## Task details
Count every line where "matplotlib" shows up, and give that number only.

## Provided material
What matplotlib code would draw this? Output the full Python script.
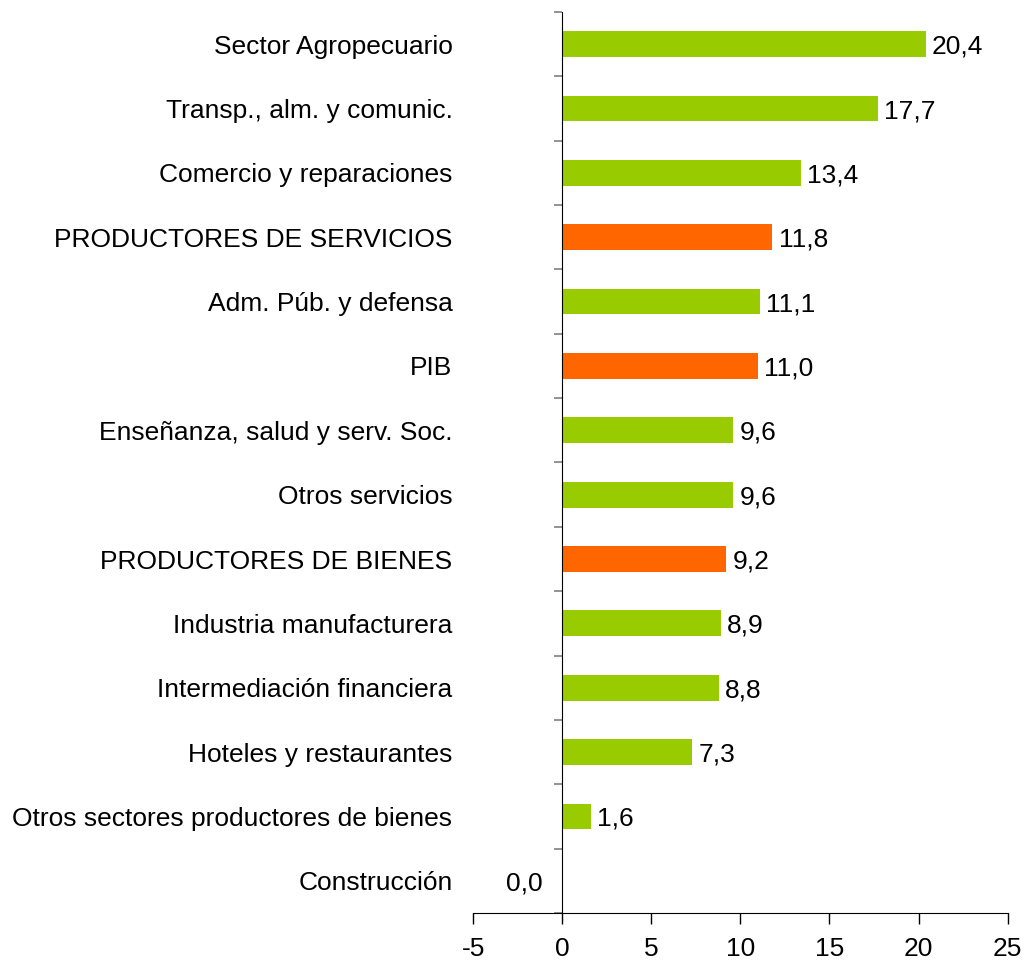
import matplotlib.pyplot as plt
import numpy as np

plt.rcParams['font.family'] = ['Liberation Sans', 'DejaVu Sans']
plt.rcParams['axes.unicode_minus'] = False

# Sectores y tasas (de arriba hacia abajo)
sectores = [
    'Sector Agropecuario',
    'Transp., alm. y comunic.',
    'Comercio y reparaciones',
    'PRODUCTORES DE SERVICIOS',
    'Adm. Púb. y defensa',
    'PIB',
    'Enseñanza, salud y serv. Soc.',
    'Otros servicios',
    'PRODUCTORES DE BIENES',
    'Industria manufacturera',
    'Intermediación financiera',
    'Hoteles y restaurantes',
    'Otros sectores productores de bienes',
    'Construcción',
]
valores = [20.4, 17.7, 13.4, 11.8, 11.1, 11.0, 9.6, 9.6, 9.2, 8.9, 8.8, 7.3, 1.6, 0.0]
agregados = ['PRODUCTORES DE SERVICIOS', 'PIB', 'PRODUCTORES DE BIENES']

verde = '#99CC00'
naranja = '#FF6600'
colores = [naranja if s in agregados else verde for s in sectores]
fs = 19

fig = plt.figure(figsize=(10.24, 9.63), dpi=100)
ax = fig.add_axes([0.462, 0.052, 0.522, 0.9355])

y = np.arange(len(sectores))
ax.barh(y, valores, height=0.4, color=colores)

for yi, v in zip(y, valores):
    txt = f'{v:.1f}'.replace('.', ',')
    if v > 0:
        ax.text(v + 0.35, yi, txt, va='center_baseline', ha='left', fontsize=fs)
    else:
        # el cero queda a la izquierda del eje
        ax.text(-1.1, yi, txt, va='center_baseline', ha='right', fontsize=fs)

ax.set_xlim(-5, 25)
ax.set_ylim(len(sectores) - 0.5, -0.5)
ax.set_xticks(np.arange(-5, 26, 5))
ax.tick_params(axis='x', labelsize=fs, length=8, width=1, direction='out', pad=9)

ax.spines['top'].set_visible(False)
ax.spines['right'].set_visible(False)
ax.spines['left'].set_position(('data', 0))

# etiquetas en el centro, marcas en los limites
ax.set_yticks(y)
ax.set_yticklabels(sectores)
ax.set_yticks(np.arange(-0.5, len(sectores), 1), minor=True)
ax.tick_params(axis='y', which='major', length=0, labelsize=fs, pad=79)
ax.tick_params(axis='y', which='minor', length=6, width=1.2, color='#808080', direction='out')

fig.savefig('out.png', dpi=100)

## Correct result
2